Наш театр уже переживал тяжелые моменты, связанные с уходом из труппы и артистов, и режиссеров, но остался жив, работает, доказал свою жизнеспособность, меняясь вместе со временем.

– В театр пришло много молодых артистов. Как складывается их судьба? Удается ли вам сделать их настоящими "современниковцами"?

– Очень трудный вопрос, но постараюсь ответить. За последние годы "Современник" пополнился большой группой молодых артистов. Это – Василий Мищенко, Александр Кахун, Галина Петрова, Антон Табаков, Ирина Метлицкая и др.

Они вошли во многие спектакли, некоторые уже стали ведущими артистами театра.

Да, сейчас в нашей труппе много молодежи, но это уже другое поколение. Как и у сегодняшних зрителей, у молодых артистов другой опыт, другая жизнь.

Время идет, и само понятие правды в искусстве не остается неизменным. Не может быть абсолютной истины на все времена. Выразительные средства театра, как и люди, умирают, стареют, рождаются, возникают заново. Ход событий общественной жизни меняет зрителей, меняет их восприятие искусства и должен менять выразительные средства. Поэтому, повторяю, чтобы остаться верным своему названию, наш театр должен был измениться. И он изменился.

– Сегодня, летом 1989 года, можно говорить об успехе "Современника": аншлаги при заметном снижении интереса зрителей к театральному искусству, первая премия "Крутому маршруту" на московском фестивале Театральная весна нынешнего года; премия того же Фестиваля Марине Нееловой за лучшее исполнение женской роли (Евгения Гинзбург в "Крутом маршруте"). Гастроли "Современника" в Италии, где римляне аплодировали "Ревизору" и "Звездам на утреннем небе"… И все же, оглядываясь на пройденный вами путь, о чем бы вы хотели сказать сегодня?

– Когда-то мы говорили с вами об "Эшелоне". Сегодня стоит вернуться к нему. Директивные органы осуждали нас за то, что в "Эшелоне" не с той стороны показана война, нет героизма, вместо подвигов – кастрюли, за необычность взгляда и т. д.

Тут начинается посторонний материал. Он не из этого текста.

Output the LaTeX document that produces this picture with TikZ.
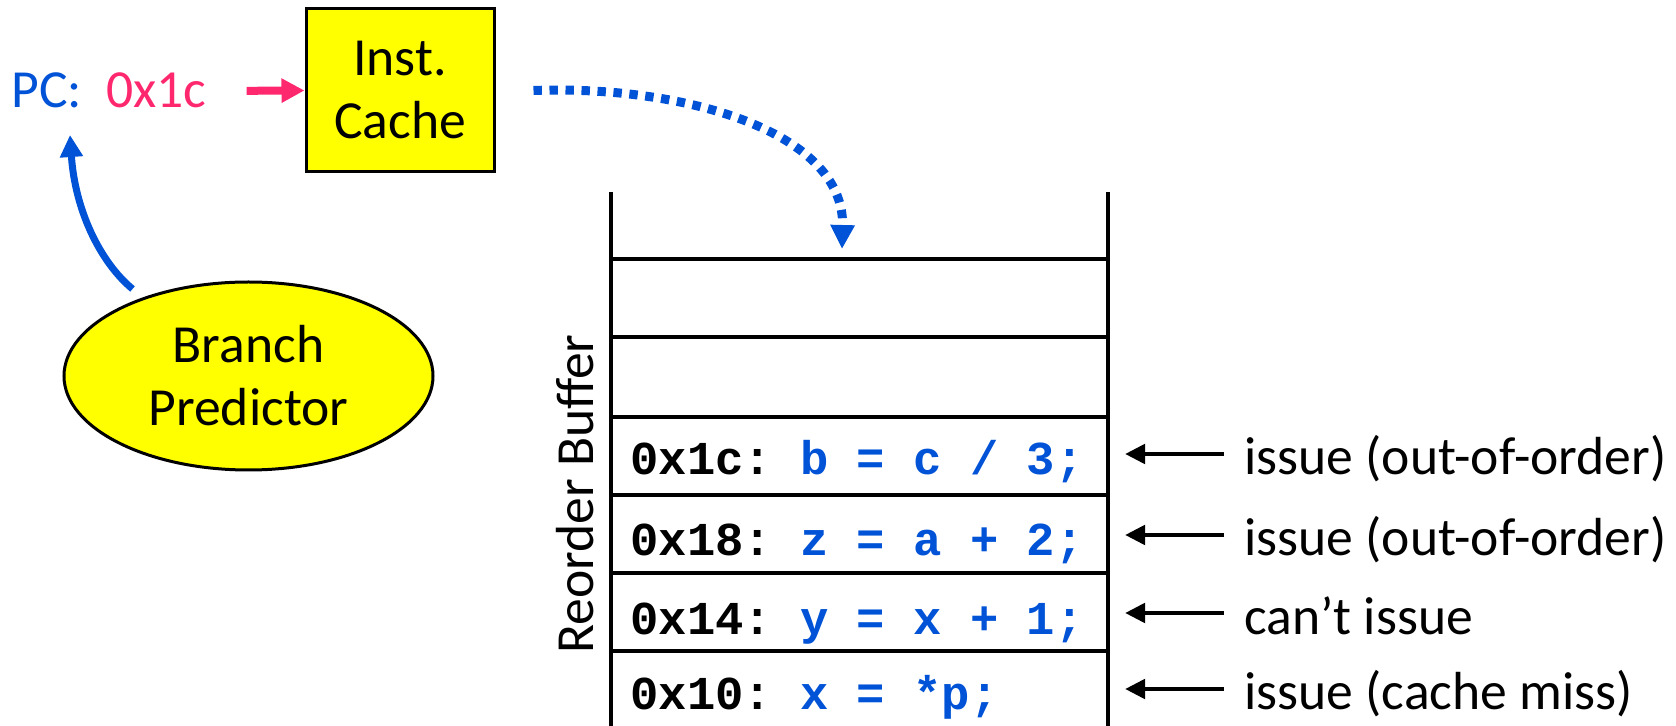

В ходу был и другой принцип: ругать не за то, что сказано в спектакле, а за то, что сказано не было.

Помню, уже после постановки "Эшелона" в Америке я предложила руководству Гостелерадио снять наш спектакль на пленку. И встретила категорический отказ.

– Я знаю, – сказал мне председатель, – вас там на руках носили, но не все, что нравится там, нравится здесь. Мы сами решим, какие подвиги советских людей показывать нашему зрителю и найдем нужные для этого спектакли.

Наш театр никогда не делал своим "творческим методом" вынесение борьбы, сложностей (тот же "Эшелон" мы сдавали 15 раз!) на открытую арену. Мы переживали все это внутри коллектива, не в пример другим, не выставляли себя героями.

Но и мытарства с выпуском спектаклей, и запрет наших зарубежных гастролей накануне выезда я могла объяснить. Сегодня я даже воспринимаю все это как естественный процесс – он был, как ни грустно, закономерен для того периода, в который мы жили. Я несомненно помню бесконечные издевательства, унижения, но они не оставили в моем сердце особого следа.

Мое главное ощущение за 28 лет, что я занимаюсь режиссурой, и особенно за последние 18 лет – годы руководства "Современником" я все время сдаю экзамен на абсолютный успех, в экзаменационной комиссии находятся те, кто хочет завалить меня. Это то, от чего я больше всего устала.